Un disegno di don Carlo De Cardona
4 minuti per la letturaDON Carlo De Cardona, sacerdote nato a Morano Calabro il 4 maggio 1871, è stato l’apostolo della redenzione sociale dei contadini e dei lavoratori calabresi.
Oggi alle ore 18, il servo di Dio, nel 150esimo anniversario della sua nascita, sarà ricordato a Cosenza in Cattedrale e a Morano Calabro nella Chiesa della Maddalena, dove sono state traslate le sue ossa.
Ma oggi la Calabria festeggia anche il suo patrono, San Francesco di Paola (LEGGI). Ecco uno scritto di don Carlo De Cardona proprio su San Francesco di Paola, tratto da Il lavoro, 4 aprile 1908 (n. 14, p. 1). Cardona lo descrive come uomo umile ma anche potente grazie alla forza dell’amore.
(tiz. a.)
“… bum… bum… ta – ta – bum… zzu – zzu… ra – ra – zzuu… Cioè musiche, tamburi e grancasse, ecco la festa di San Francesco, nei nostri paesi. Ma nessuno forse, si è ricordato di quello che San Francesco era… Egli era un uomo povero, umile e potente.
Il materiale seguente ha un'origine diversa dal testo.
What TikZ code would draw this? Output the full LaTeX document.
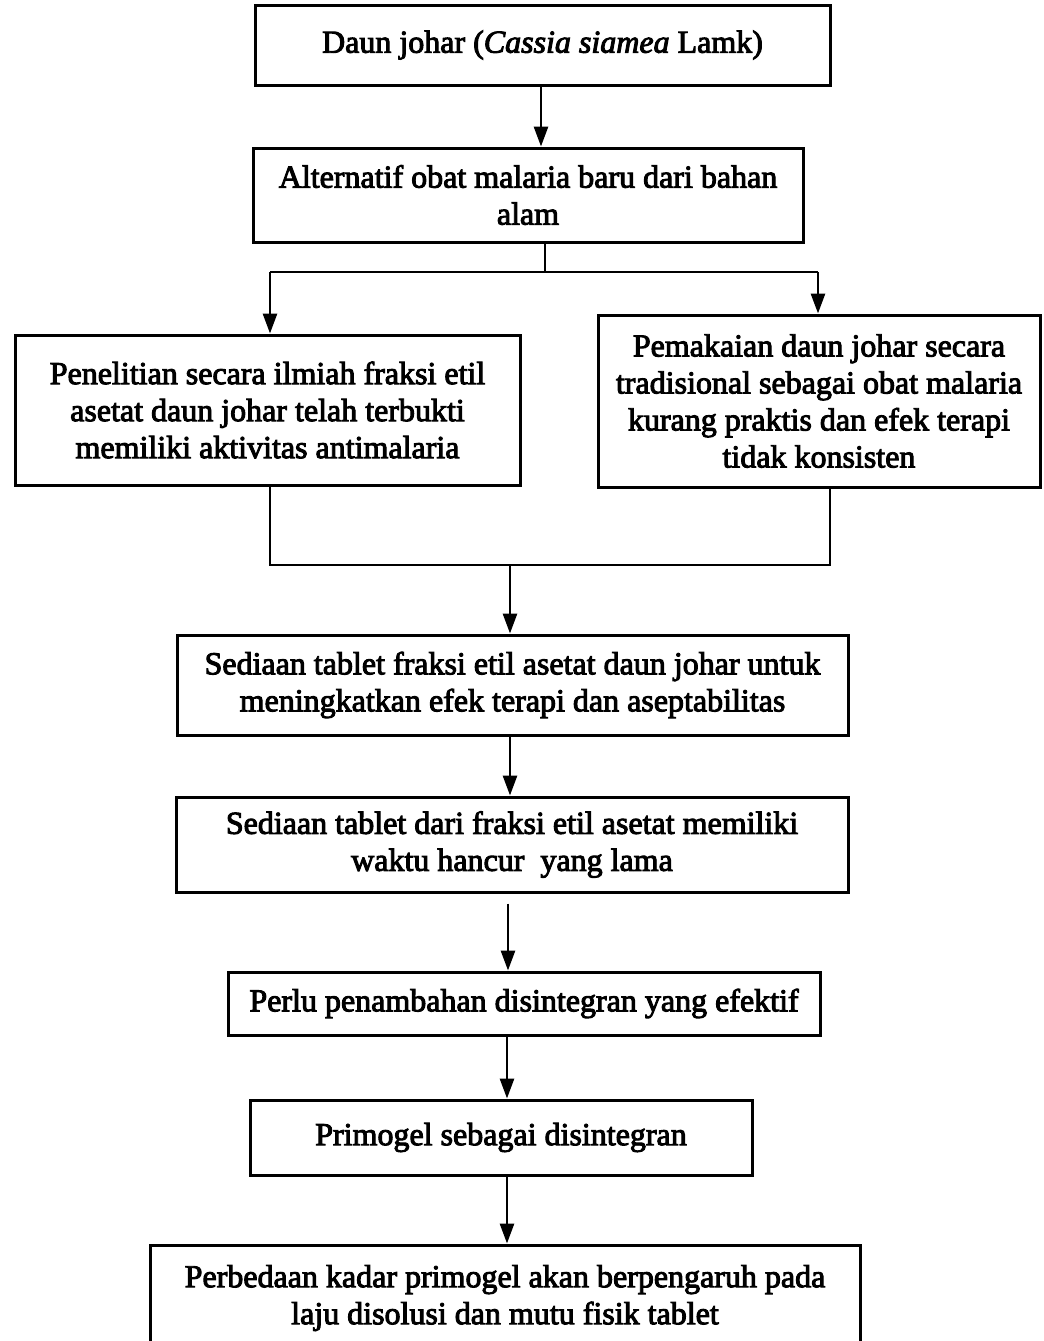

Noi invece vogliamo essere ricchi, siamo superbi, e la debolezza nostra è tanto grande, che una mosca, una pulce, una parola sola ci scoraggia e ci fa perdere la pazienza. E a questo non ci pensiamo. Una volta il demonio voleva tentare l’ultimo colpo per abbattere l’anima di San Francesco e questa ancora era l’anima di un giovane a 18 anni. Ma non ne ricavò niente. Più tardi, il re di Napoli, Ferdinando I, gli offrì una coppa piena di monete d’oro… Immaginate! monete d’oro… Ma San Francesco rispose, che quel danaro non l’accettava; e presa una di quelle monete, la spezzò dicendo: «Ecco o re, il sangue dei poverelli».
Alcuni mesi dopo, un altro re, Luigi XI di Francia, pensò che avrebbe guadagnato al suo desiderio, la volontà di San Francesco accarezzandolo con doni preziosi. Gli mandò in prima, due vasi di argento, perché li accettasse come grazioso regalo del sovrano. Francesco li respinse. Gli mandò poi una statua della Madonna, tutta in oro, pensando: questa almeno è una cosa sacra e l’accetterà.
Neppure questa volta volle accettare, e alle insistenze del sovrano rispose: «di quest’oro sarebbe assai meglio che il re ne facesse limosine ai poveri». Finalmente gli venne offerto, in segreto, del danaro sonante. Ma era inutile: l’anima di San Francesco era più grande di tutte le ricchezze e le mene cortigiane. Innanzi a lui, povero e umile, si deve piegare la testa del re. Alla sua voce obbediva la natura, i macigni, i monti, il mare, il fuoco, la vita. I cuori più duri si spezzavano e si scioglievano in lagrime alla sua parola, semplice e dolce, e anche alla sua sola presenza.
Tanta forza, una sì grande potenza, in un uomo così povero e umile, perché? Perché quell’uomo, povero e umile, era pieno di amore. In nome dell’amore egli diceva al macigno: «per carità, fermati».
In nome dell’amore diceva al monte che impediva la fabbrica del suo monastero: «per carità, scostati». Mosso da infocata carità, sanava l’infinita miseria dei suoi fratelli, guadagnava alla pace i cuori più superbi: le cose della natura, le pietre, l’acqua, il fuoco, le piante, le pecorelle, gli uccelli, i pesci intendevano e seguivano la voce dell’amore, perché infine tutte le cose sono figlie dell’amore, Dio
Quando egli, partito per la Francia, giunse sulla vetta di Pollino, e precisamente al valico di Campotenese, si fermò a guardare e benedire, l’ultima volta, la sua Calabria. In quel momento era così fervido l’amore suo alla terra nativa, alla Calabria nostra, che la roccia sulla quale i suoi piedi posavano, ne sentì il peso e ne riportò l’impronta.
Ecco o amici, la potenza per vincere nella giustizia: è la potenza dell’amore, dell’amore che è paziente, che non teme, che crede ogni cosa e spera ogni cosa.
Ecco, come la primavera – grande e sublime – si manifesta anche nel piccolo fiore della valle e geme anche nell’umile voce del passero – così l’amore si afferma e vive anche nelle piccole opere del bene – nell’educare e nutrire la famiglia, nel sostenere il povero, nel fare la scuola ai fanciulli, nel promuovere le Casse rusali, le cooperative, e ogni altra cosa che dall’amore discende, come i fiori e i fiorellini dalla primavera.”